Best Practices for Hybrid Identity Synchronization


Hybrid identity synchronization is the quiet heartbeat of modern enterprises. When it’s healthy, no one notices. When it’s not, everyone notices at the same time and usually during a meeting with executives. Synchronization is not glamorous. It does not get product launches or keynote demos. It exists to make sure that a user created in one place is recognized everywhere else, preferably without drama.

The first best practice is accepting that synchronization is not a one-time setup. It is a relationship. On-premises directories and cloud identity platforms are constantly negotiating what they know about users, groups, and devices. When that relationship is built on assumptions instead of clarity, things get awkward fast. Attributes drift. Objects duplicate. Suddenly there are two versions of the same person, one with email access and one without, and neither one is happy about it.

Source of authority is where optimism often goes to retire. Everyone wants a single source of truth, but hybrid identity tends to have multiple opinions. Human resources thinks it owns users. Active Directory thinks it owns users. The cloud thinks it owns users once they sign in. Best practice is not choosing one and hoping for the best. It is explicitly defining who owns which attributes and enforcing that decision consistently. Synchronization tools are obedient. They will propagate bad decisions just as efficiently as good ones.

Filtering is another area where maturity shows. Early environments synchronize everything because it’s easier and feels inclusive. Later environments learn that not every object deserves cloud exposure. Service accounts, legacy groups, and experimental objects tend to behave badly when given an internet connection. Good synchronization designs are selective. They treat the cloud like a guest list, not an open door.

Password handling deserves respect. Whether using password hash synchronization or pass-through authentication, the goal is consistency and resilience, not ideology. Best practice is choosing the method that matches your operational reality and monitoring it like a production service. Synchronization failures rarely announce themselves clearly. They show up as help desk tickets, confused users, and the occasional person who swears their password worked five minutes ago.

Synchronization schedules also reveal intent. Running sync every few minutes feels modern until it collides with change control, replication delays, or unexpected attribute updates. Running sync too infrequently creates its own kind of chaos. Best practice lives in the middle, tuned to how quickly your organization actually needs identity changes to propagate. Faster is not always better. Predictable is.

High availability is often discussed but rarely tested. Many environments assume synchronization is resilient because it has been stable for years. Then a server goes down, an update fails, or a certificate expires quietly. Best practice is treating synchronization infrastructure as critical identity plumbing. It deserves redundancy, monitoring, backups, and test restores, even if it has never caused a problem before.

Change management is the unspoken hero of hybrid identity synchronization. Attribute changes, schema updates, and rule modifications should never be surprises. The synchronization engine will faithfully apply whatever logic you give it. Best practice is making sure that logic has been reviewed, tested, and understood by more than one person. No one should discover a sync rule during an outage.

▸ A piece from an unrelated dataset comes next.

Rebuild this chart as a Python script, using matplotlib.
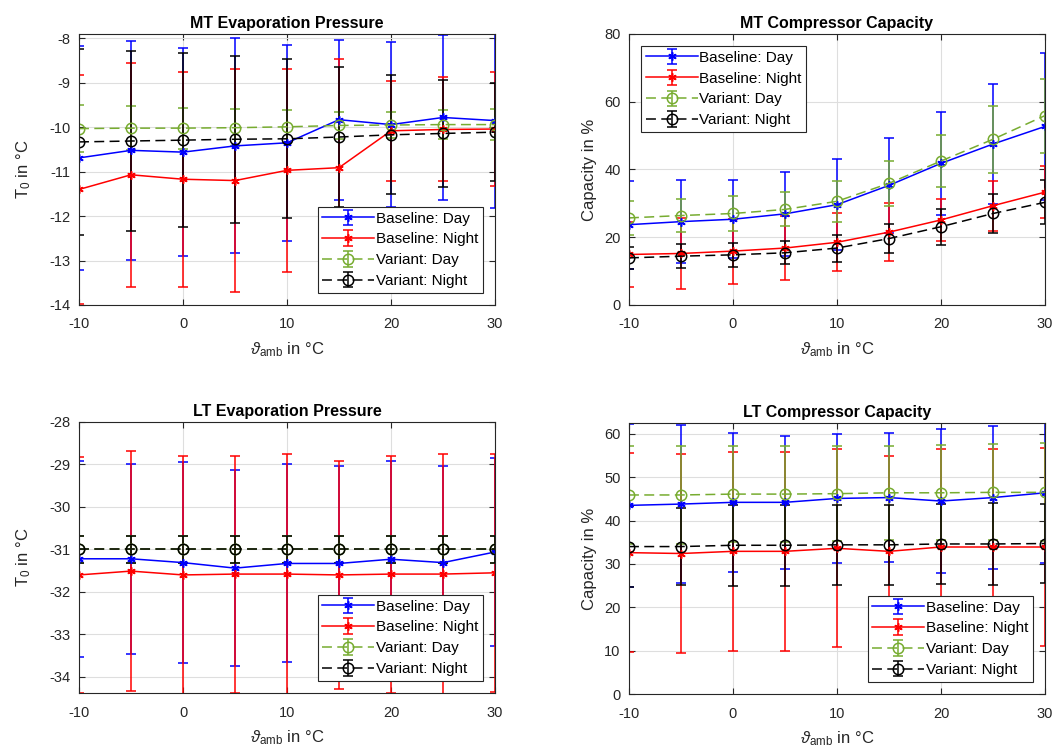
import numpy as np
import matplotlib
matplotlib.use('Agg')
import matplotlib.pyplot as plt

plt.rcParams['font.family'] = ['Liberation Sans', 'DejaVu Sans']
plt.rcParams['mathtext.fontset'] = 'custom'
plt.rcParams['mathtext.rm'] = 'Liberation Sans'
plt.rcParams['mathtext.it'] = 'Liberation Sans:italic'
plt.rcParams['axes.unicode_minus'] = False

t_amb = [-10, -5, 0, 5, 10, 15, 20, 25, 30]
labels = ['Baseline: Day', 'Baseline: Night', 'Variant: Day', 'Variant: Night']

# MT evaporation pressure (T0 in degC)
mt_t0_bd = [-10.69, -10.52, -10.56, -10.42, -10.35, -9.83, -9.94, -9.78, -9.85]
mt_t0_bd_err = [2.52, 2.47, 2.34, 2.42, 2.21, 1.80, 1.86, 1.85, 1.97]
mt_t0_bn = [-11.40, -11.07, -11.17, -11.20, -10.97, -10.91, -10.08, -10.05, -10.04]
mt_t0_bn_err = [2.57, 2.52, 2.42, 2.51, 2.29, 2.44, 1.12, 1.17, 1.28]
mt_t0_vd = [-10.03, -10.02, -10.02, -10.01, -9.99, -9.96, -9.95, -9.94, -9.94]
mt_t0_vd_err = [0.52, 0.49, 0.46, 0.41, 0.37, 0.31, 0.30, 0.32, 0.34]
mt_t0_vn = [-10.33, -10.31, -10.29, -10.27, -10.26, -10.22, -10.17, -10.14, -10.11]
mt_t0_vn_err = [2.09, 2.02, 1.95, 1.88, 1.79, 1.57, 1.34, 1.20, 1.11]

# MT compressor capacity (%)
mt_cap_bd = [23.7, 24.6, 25.3, 26.9, 29.6, 35.3, 41.8, 47.5, 52.7]
mt_cap_bd_err = [13.0, 12.2, 11.5, 12.3, 13.4, 14.1, 15.2, 17.7, 21.8]
mt_cap_bn = [14.9, 15.2, 15.9, 16.8, 18.5, 21.5, 25.1, 29.3, 33.3]
mt_cap_bn_err = [9.6, 10.5, 9.6, 9.5, 8.5, 8.5, 6.2, 7.4, 7.7]
mt_cap_vd = [25.7, 26.4, 27.0, 28.2, 30.6, 35.9, 42.5, 48.9, 55.9]
mt_cap_vd_err = [5.0, 4.9, 5.3, 5.0, 6.0, 6.7, 7.6, 9.8, 10.9]
mt_cap_vn = [13.9, 14.4, 14.8, 15.4, 16.8, 19.6, 23.1, 27.0, 30.3]
mt_cap_vn_err = [3.2, 3.5, 3.6, 3.4, 4.0, 4.4, 5.3, 5.9, 6.5]

# LT evaporation pressure (T0 in degC)
lt_t0_bd = [-31.22, -31.22, -31.31, -31.44, -31.33, -31.33, -31.23, -31.31, -31.06]
lt_t0_bd_err = [2.31, 2.24, 2.37, 2.30, 2.33, 2.29, 2.31, 2.27, 2.22]
lt_t0_bn = [-31.60, -31.51, -31.60, -31.58, -31.58, -31.60, -31.58, -31.58, -31.55]
lt_t0_bn_err = [2.78, 2.83, 2.81, 2.79, 2.82, 2.68, 2.79, 2.82, 2.80]
lt_t0_vd = [-31.0, -31.0, -31.0, -31.0, -31.0, -31.0, -31.0, -31.0, -31.0]
lt_t0_vd_err = [0.32, 0.32, 0.32, 0.32, 0.32, 0.32, 0.32, 0.32, 0.32]
lt_t0_vn = [-31.0, -31.0, -31.0, -31.0, -31.0, -31.0, -31.0, -31.0, -31.0]
lt_t0_vn_err = [0.31, 0.31, 0.31, 0.31, 0.31, 0.31, 0.31, 0.31, 0.31]

# LT compressor capacity (%)
lt_cap_bd = [43.5, 43.8, 44.2, 44.2, 45.1, 45.3, 44.5, 45.3, 46.4]
lt_cap_bd_err = [18.8, 18.3, 16.1, 15.3, 14.8, 14.9, 16.5, 16.4, 16.2]
lt_cap_bn = [32.6, 32.4, 32.9, 32.9, 33.6, 32.9, 33.9, 33.9, 33.9]
lt_cap_bn_err = [23.0, 22.9, 23.0, 23.0, 22.8, 21.9, 22.5, 22.5, 22.8]
lt_cap_vd = [45.9, 45.9, 46.1, 46.1, 46.2, 46.4, 46.4, 46.5, 46.5]
lt_cap_vd_err = [11.2, 11.2, 11.0, 11.0, 10.9, 10.9, 11.0, 11.1, 11.3]
lt_cap_vn = [34.0, 34.0, 34.3, 34.3, 34.4, 34.4, 34.6, 34.6, 34.7]
lt_cap_vn_err = [9.4, 8.8, 9.3, 9.3, 9.2, 9.3, 9.3, 9.4, 9.2]

c_blue = (0, 0, 1)
c_red = (1, 0, 0)
c_green = (0.466, 0.674, 0.188)
c_black = (0, 0, 0)
c_text = (0.15, 0.15, 0.15)

fig = plt.figure(figsize=(10.55, 7.56), dpi=100)

def draw_panel(pos, title, ylabel, series, ylim, yticks, legend_loc, ylabelpad):
    ax = fig.add_axes(pos)
    # baseline -> asterisk, variant -> open circle
    styles = [(c_blue, '-', (6, 2, 0)), (c_red, '-', (6, 2, 0)),
              (c_green, '--', 'o'), (c_black, '--', 'o')]
    for (y, e), (col, ls, mk), lab in zip(series, styles, labels):
        ms = 6 if mk != 'o' else 7.5
        eb = ax.errorbar(t_amb, y, yerr=e, color=col, ls=ls, lw=1.1, marker=mk,
                         ms=ms, mfc='none', mec=col, mew=1.1, capsize=3.5,
                         elinewidth=1.1, capthick=1.1, label=lab)
        if ls == '--':
            eb[0].set_dashes((6.5, 3.5))
    ax.set_xlim(-10, 30)
    ax.set_ylim(ylim)
    ax.set_xticks([-10, 0, 10, 20, 30])
    ax.set_yticks(yticks)
    ax.grid(True, color=(0.87, 0.87, 0.87), lw=0.8)
    ax.set_axisbelow(True)
    ax.tick_params(direction='in', top=True, right=True, labelsize=10.5,
                   colors=c_text, length=4)
    ax.tick_params(axis='x', pad=9)
    ax.tick_params(axis='y', pad=6)
    for sp in ax.spines.values():
        sp.set_color(c_text)
        sp.set_linewidth(0.8)
    ax.set_title(title, fontsize=11.5, fontweight='bold', color='black', pad=4)
    ax.set_xlabel(r'$\vartheta_{\mathrm{amb}}$ in °C', fontsize=12, color=c_text,
                  labelpad=6)
    ax.set_ylabel(ylabel, fontsize=12, color=c_text, labelpad=ylabelpad)
    leg = ax.legend(loc=legend_loc, fontsize=11, frameon=True, fancybox=False,
                    edgecolor=c_text, framealpha=1, handlelength=3.4,
                    borderpad=0.3, labelspacing=0.45, handletextpad=0.1,
                    borderaxespad=0.8)
    leg.get_frame().set_linewidth(0.8)
    return ax

draw_panel([0.0749, 0.5966, 0.3943, 0.3585], 'MT Evaporation Pressure',
           r'T$_0$ in °C',
           [(mt_t0_bd, mt_t0_bd_err), (mt_t0_bn, mt_t0_bn_err),
            (mt_t0_vd, mt_t0_vd_err), (mt_t0_vn, mt_t0_vn_err)],
           (-14, -7.9), np.arange(-14, -7.5, 1), 'lower right', 12)

draw_panel([0.5962, 0.5966, 0.3943, 0.3585], 'MT Compressor Capacity',
           'Capacity in %',
           [(mt_cap_bd, mt_cap_bd_err), (mt_cap_bn, mt_cap_bn_err),
            (mt_cap_vd, mt_cap_vd_err), (mt_cap_vn, mt_cap_vn_err)],
           (0, 80), np.arange(0, 81, 20), 'upper left', 5)

draw_panel([0.0749, 0.0833, 0.3943, 0.3585], 'LT Evaporation Pressure',
           r'T$_0$ in °C',
           [(lt_t0_bd, lt_t0_bd_err), (lt_t0_bn, lt_t0_bn_err),
            (lt_t0_vd, lt_t0_vd_err), (lt_t0_vn, lt_t0_vn_err)],
           (-34.38, -28), np.arange(-34, -27.5, 1), 'lower right', 12)

draw_panel([0.5962, 0.0820, 0.3943, 0.3585], 'LT Compressor Capacity',
           'Capacity in %',
           [(lt_cap_bd, lt_cap_bd_err), (lt_cap_bn, lt_cap_bn_err),
            (lt_cap_vd, lt_cap_vd_err), (lt_cap_vn, lt_cap_vn_err)],
           (0, 62.5), np.arange(0, 61, 10), 'lower right', 5)

plt.savefig('out.png', dpi=100)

Ultimately, hybrid identity synchronization works best when it is boring. No surprises. No heroics. Just consistent, predictable movement of identity data from where it is created to where it is used. Humor enters the picture only when we forget that synchronization is not magic. It is a process, with rules, dependencies, and consequences.

The best hybrid identity environments are not the ones with the most features enabled. They are the ones where identity changes behave the same way every time. Users appear when they should. Access disappears when it must. And synchronization, like all good infrastructure, stays quietly in the background, doing its job and asking for nothing more than a little attention and a lot of respect.